One Long Strange Trip.
High Life is a niche, artsy science fiction flick that is not going to appeal to all viewers. It’s more like Annihilation than Arrival, and the resulting chasm between the box office for those two films show how much appetite US audiences have for abstract and brutal sci fi. The science isn’t fuzzy, but it’s just the frame the story hangs on. There’s some odd shots where gravity doesn’t seem to obey consistent laws early on that distract, and the mechanism for harvesting the black holes is never elaborated. Denis seems more keen to use the isolation of the setting to explore the human drama than to consider the edges of physics. That being said, there are some very beautiful shots of space and of warped space that dazzle in places.

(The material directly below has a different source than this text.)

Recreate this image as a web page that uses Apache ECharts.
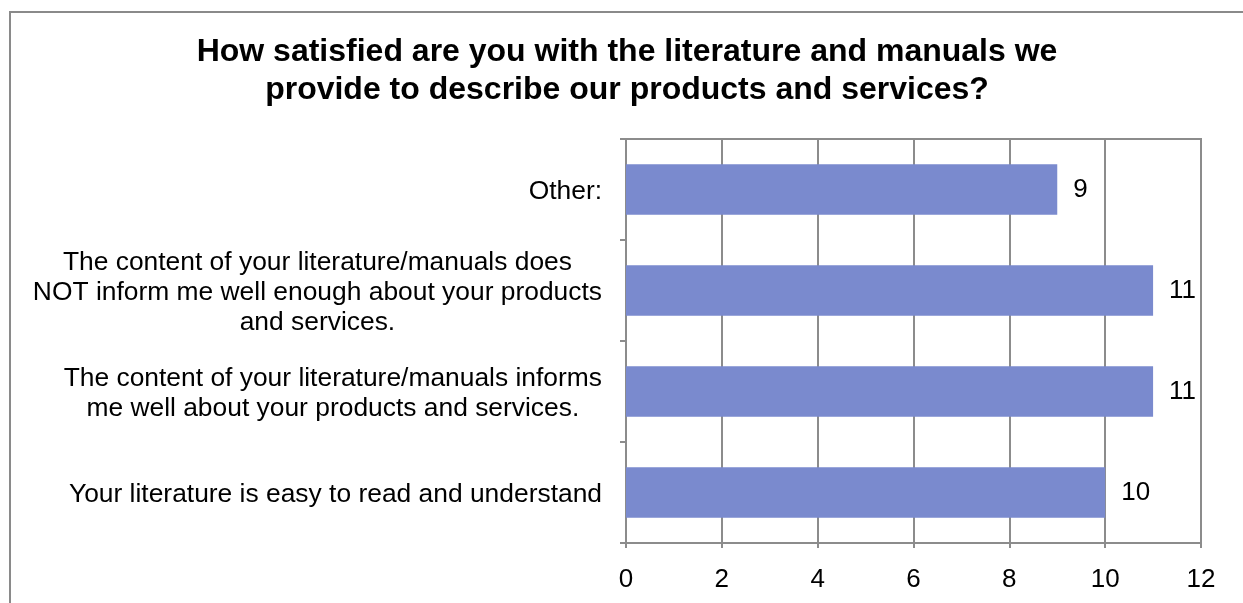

I come back to the idea that High Life is a film that is more valuable for being darkly interesting than for being conventionally good. Certain lapses, both unintended and seemingly intentional, mar it in places. The elements that go into constructing a successful narrative seem to just cohere enough to survive the process. The gravity well of the ideas are not equally successful, as some images and ideas seem to just exist more as objet d’art than as sustained, meaningful metaphors. Much like Monte and Willow, I can’t say that we get to a definitive destination. We do however get quite a bit to see and think about on the journey.